Ifidon highlights the fact that the public universities of Africa, and therefore their libraries, are heavily reliant on government grants—overall 84.14 percent of library income comes from government. The proportion of a university recurrent budget devoted to the library averages at 5.88 percent — a fairly respectable figure. However, there are only 44 books and 3.2 current journals per user (only academic staff, postgraduates and final year undergraduates were counted to arrive at the latter figure), well below international standards. Ifidon’s treatment of selection and acquisition policies and of the methods of collection building is very thorough. The tables make it possible to get an overall picture of financial support, fields of study, and state of the library collections; and they make possible comparisons among the various universities surveyed.

Data gathered by questionnaire are always open to criticism. For instance, 1988 for the University of Nairobi in Kenya was a very unusual year financially, and the allocation to the library was increased by 30 percent. This is true of neither the years before nor the years after 1988. Furthermore, the figures on publishing in Kenya are doubtful: If there really were 66 publishers and 45 booksellers at the tertiary level in Kenya, then no one could criticize the local publishing industry! I was recently given the figure of 27 publishers at all levels. I am therefore left with question marks about the data coming from countries about which I have no detailed information.
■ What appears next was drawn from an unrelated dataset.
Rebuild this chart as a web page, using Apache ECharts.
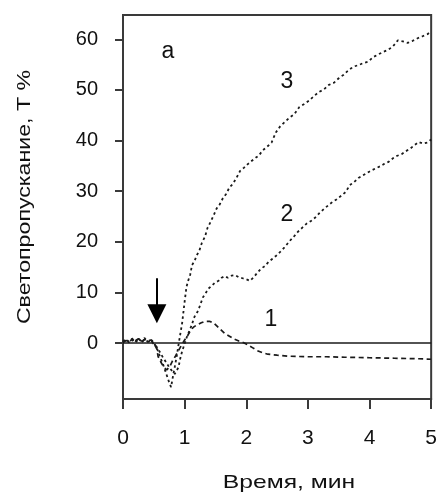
<!DOCTYPE html>
<html>
<head>
<meta charset="utf-8">
<script src="https://cdn.jsdelivr.net/npm/echarts@6/dist/echarts.min.js"></script>
<style>
  html, body { margin: 0; padding: 0; background: #fff; }
  #chart { width: 440px; height: 494px; }
</style>
</head>
<body>
<div id="chart"></div>
<script>
// Tick values
const xTicks = [0, 1, 2, 3, 4, 5];
const yTicks = [0, 10, 20, 30, 40, 50, 60];

// Curve 1
const time1 = [0, 0.05, 0.1, 0.15, 0.2, 0.25, 0.3, 0.35, 0.4, 0.45, 0.5, 0.55, 0.57, 0.6, 0.63, 0.67, 0.71, 0.76, 0.8, 0.85, 0.9, 0.95, 1.0, 1.05, 1.1, 1.15, 1.2, 1.27, 1.33, 1.4, 1.47, 1.53, 1.59, 1.65, 1.72, 1.8, 1.88, 1.95, 2.02, 2.1, 2.18, 2.26, 2.35, 2.5, 2.7, 3.0, 3.3, 3.6, 4.0, 4.4, 4.8, 5.0];
const trans1 = [0.1, 0.5, 0.2, 0.8, 0.3, 0.9, 0.1, 0.7, 0.4, 0.6, 0.0, -1.2, -2.7, -3.4, -4.1, -4.9, -5.3, -4.6, -3.6, -2.6, -1.5, -0.4, 0.6, 1.5, 2.6, 3.2, 3.6, 4.0, 4.3, 4.3, 4.0, 3.3, 2.6, 1.9, 1.4, 0.8, 0.4, 0.1, -0.3, -0.9, -1.5, -1.9, -2.2, -2.4, -2.6, -2.7, -2.7, -2.8, -2.9, -3.0, -3.1, -3.2];

// Curve 2
const time2 = [0, 0.05, 0.1, 0.15, 0.2, 0.25, 0.3, 0.35, 0.4, 0.45, 0.5, 0.55, 0.6, 0.65, 0.7, 0.75, 0.8, 0.84, 0.87, 0.9, 0.93, 0.96, 0.99, 1.03, 1.07, 1.11, 1.16, 1.22, 1.26, 1.3, 1.34, 1.38, 1.43, 1.49, 1.55, 1.6, 1.65, 1.7, 1.76, 1.82, 1.88, 1.94, 2.0, 2.06, 2.12, 2.18, 2.24, 2.3, 2.36, 2.42, 2.48, 2.55, 2.62, 2.7, 2.77, 2.84, 2.91, 2.98, 3.05, 3.12, 3.19, 3.26, 3.33, 3.4, 3.47, 3.54, 3.61, 3.68, 3.75, 3.82, 3.89, 3.96, 4.03, 4.1, 4.17, 4.24, 4.31, 4.38, 4.45, 4.52, 4.59, 4.66, 4.73, 4.8, 4.87, 4.94, 5.0];
const trans2 = [0.3, 0.8, 0.2, 0.6, 0.1, 0.7, 0.4, 1.0, 0.2, 0.5, -0.2, -0.8, -1.8, -2.9, -3.8, -4.8, -5.6, -6.1, -6.3, -4.8, -3.0, -1.6, -0.5, 1.0, 2.2, 3.4, 5.2, 6.4, 7.8, 9.1, 9.8, 10.7, 11.2, 11.9, 12.3, 12.9, 13.2, 12.9, 13.3, 13.4, 13.0, 12.8, 12.6, 12.3, 13.0, 13.9, 14.7, 15.2, 16.0, 16.6, 17.2, 18.0, 18.9, 20.1, 21.0, 22.0, 22.8, 23.6, 24.1, 24.8, 25.7, 26.5, 27.2, 27.9, 28.4, 29.1, 29.8, 31.2, 31.8, 32.6, 33.1, 33.6, 34.1, 34.5, 34.9, 35.4, 35.8, 36.5, 37.0, 37.3, 37.9, 38.4, 39.1, 39.7, 39.4, 39.6, 40.2];

// Curve 3
const time3 = [0, 0.05, 0.1, 0.15, 0.2, 0.25, 0.3, 0.35, 0.4, 0.45, 0.5, 0.55, 0.6, 0.65, 0.7, 0.75, 0.78, 0.81, 0.84, 0.87, 0.9, 0.93, 0.96, 1.0, 1.03, 1.06, 1.09, 1.12, 1.16, 1.2, 1.24, 1.28, 1.33, 1.37, 1.42, 1.47, 1.52, 1.57, 1.62, 1.67, 1.73, 1.78, 1.84, 1.9, 1.96, 2.02, 2.08, 2.14, 2.2, 2.27, 2.34, 2.41, 2.48, 2.55, 2.62, 2.7, 2.78, 2.86, 2.94, 3.02, 3.1, 3.18, 3.26, 3.34, 3.42, 3.5, 3.58, 3.66, 3.74, 3.82, 3.9, 3.98, 4.06, 4.14, 4.22, 4.3, 4.38, 4.46, 4.54, 4.62, 4.7, 4.78, 4.86, 4.94, 5.0];
const trans3 = [0.2, 0.6, 0.1, 0.9, 0.4, 1.0, 0.2, 0.8, 0.3, 0.7, 0.1, -1.0, -2.7, -4.2, -6.0, -7.8, -8.7, -6.6, -4.7, -2.7, -0.4, 1.8, 4.0, 8.2, 11.1, 12.4, 13.5, 15.4, 16.2, 17.4, 18.3, 19.8, 21.0, 22.7, 23.9, 25.2, 26.6, 27.4, 28.6, 29.4, 30.8, 31.4, 32.6, 34.0, 34.6, 35.3, 35.9, 36.5, 37.0, 38.1, 38.8, 39.6, 41.6, 42.8, 43.6, 44.5, 45.2, 46.6, 47.2, 47.9, 48.8, 49.6, 50.1, 51.0, 51.4, 52.3, 53.0, 53.9, 54.6, 54.9, 55.3, 55.6, 56.5, 57.0, 57.5, 57.9, 58.6, 59.8, 59.6, 59.3, 59.7, 60.2, 60.6, 61.0, 61.6];

// Curve labels and their anchor points (time, transmission)
const curveNames = ['1', '2', '3'];
const curveLabelX = [2.4, 2.66, 2.66];
const curveLabelY = [4.7, 25.4, 51.7];

// Panel letter
const panelLabel = 'а';
const panelLabelAt = [0.73, 57.6];

// Arrow marking the moment of addition
const arrowTime = 0.55;
const arrowFrom = 12.8;
const arrowTo = 5.8;

const FONT = '"Liberation Sans", Arial, sans-serif';
const INK = '#1a1a1a';
const FRAME = '#3a3a3a';

const toPairs = (t, v) => t.map((x, i) => [x, v[i]]);

function curveLabel(i) {
  return {
    symbol: 'circle',
    symbolSize: 0,
    silent: true,
    label: { show: true, position: 'inside', color: '#111', fontFamily: FONT, fontSize: 23 },
    data: [{ coord: [curveLabelX[i], curveLabelY[i]], label: { formatter: curveNames[i] } }]
  };
}

const chart = echarts.init(document.getElementById('chart'), null, { renderer: 'canvas' });

chart.setOption({
  animation: false,
  backgroundColor: '#fff',
  grid: {
    left: 123, right: 6, top: 15, bottom: 95,
    show: true, borderColor: FRAME, borderWidth: 2, backgroundColor: 'transparent'
  },
  xAxis: {
    type: 'value', min: 0, max: 5, interval: 1,
    axisLine: { show: true, onZero: false, lineStyle: { color: FRAME, width: 2 } },
    axisTick: { show: true, inside: false, length: 10, lineStyle: { color: FRAME, width: 2 } },
    axisLabel: {
      margin: 29, color: '#111', fontFamily: FONT, fontSize: 21,
      formatter: v => (xTicks.includes(v) ? String(v) : '')
    },
    splitLine: { show: false }
  },
  yAxis: {
    type: 'value', min: -11.05, max: 64.8,
    axisLine: { show: true, onZero: false, lineStyle: { color: FRAME, width: 2 } },
    axisTick: { show: true, inside: false, length: 8, customValues: yTicks, lineStyle: { color: FRAME, width: 2 } },
    axisLabel: { margin: 25, color: '#111', fontFamily: FONT, fontSize: 20, customValues: yTicks },
    splitLine: { show: false }
  },
  graphic: [
    {
      type: 'text', x: 25, y: 197, rotation: Math.PI / 2, scaleX: 1.22,
      style: { text: 'Светопропускание, Т %', font: '19px ' + FONT, fill: '#111', align: 'center', verticalAlign: 'middle' }
    },
    {
      type: 'text', x: 289, y: 483, scaleX: 1.3,
      style: { text: 'Время, мин', font: '19px ' + FONT, fill: '#111', align: 'center', verticalAlign: 'middle' }
    }
  ],
  series: [
    {
      type: 'line', name: '1', data: toPairs(time1, trans1),
      showSymbol: false, silent: true,
      lineStyle: { color: INK, width: 1.7, type: [5, 3.5] },
      markPoint: curveLabel(0),
      markLine: {
        silent: true, symbol: 'none', label: { show: false },
        lineStyle: { color: INK, width: 1.6, type: 'solid' },
        data: [{ yAxis: 0 }]
      }
    },
    {
      type: 'line', name: '2', data: toPairs(time2, trans2),
      showSymbol: false, silent: true,
      lineStyle: { color: INK, width: 1.8, type: [2.5, 3] },
      markPoint: curveLabel(1),
      markLine: {
        silent: true, symbol: ['none', 'triangle'], symbolSize: 19, label: { show: false },
        itemStyle: { color: '#000' },
        lineStyle: { color: '#000', width: 2, type: 'solid' },
        data: [[{ coord: [arrowTime, arrowFrom] }, { coord: [arrowTime, arrowTo] }]]
      }
    },
    {
      type: 'line', name: '3', data: toPairs(time3, trans3),
      showSymbol: false, silent: true,
      lineStyle: { color: INK, width: 1.8, type: [2.5, 3] },
      markPoint: {
        symbol: 'circle', symbolSize: 0, silent: true,
        label: { show: true, position: 'inside', color: '#111', fontFamily: FONT, fontSize: 23 },
        data: [
          { coord: [curveLabelX[2], curveLabelY[2]], label: { formatter: curveNames[2] } },
          { coord: panelLabelAt, label: { formatter: panelLabel } }
        ]
      }
    }
  ]
});
</script>
</body>
</html>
Perhaps it is unfair to ask for more data from a booklet which aims to be brief and concise. However, I should like to have known, for example, what proportion of university stock acquired in 1988 was actually purchased, as this would reveal much about the value of the grant received. (In the University of Nairobi in 1988 only 31 percent of new acquisitions came on purchase from University funds.) In addition, figures of expenditures rather than budgets would enable us to know how much of the allocations actually reached the libraries. Ifidon’s sample included just one private university. I should be interested to read a survey of the burgeoning private universities of Africa and know whether their libraries — financed by private funds and student fees — are doing any better than the public institutions.

Ifidon analyzes a number of problems faced in collection development, many of them obviously stemming from his own experience in Nigeria. Although he first stresses the underdeveloped state of local publishing as a major problem, he then rightly states that funding, the reliance on government for financial support and the unpredictability of national income (and foreign exchange), is far more serious. Given that the decline in library collections is, therefore, closely linked to the declining economic situation prevailing in most African countries, I would disagree with the core of Ifidon’s recommendations, which are to request (directly or indirectly) more financial help from government — by subsidies to the publishing industry, by more liberal bank loans to publishers, by special grants to upgrade libraries, by allowing printing materials to be imported duty–free, by allocating foreign exchange to book purchase, by ensuring that libraries are given 10 percent of university budgets, by enforcing minimum library standards. African governments already have the will to support tertiary education — it is the means that are lacking. The problems involved in collection development still require solutions beyond pressing for additional subsidies.

About the Author

Diana Rosenberg is Dean, Faculty of Information Science, Moi University, Kenya. She has worked for the Tanzania Library Service, and was Librarian of the University of Juba, Sudan. Among her professional interests are academic libraries, cataloging/classification, public libraries.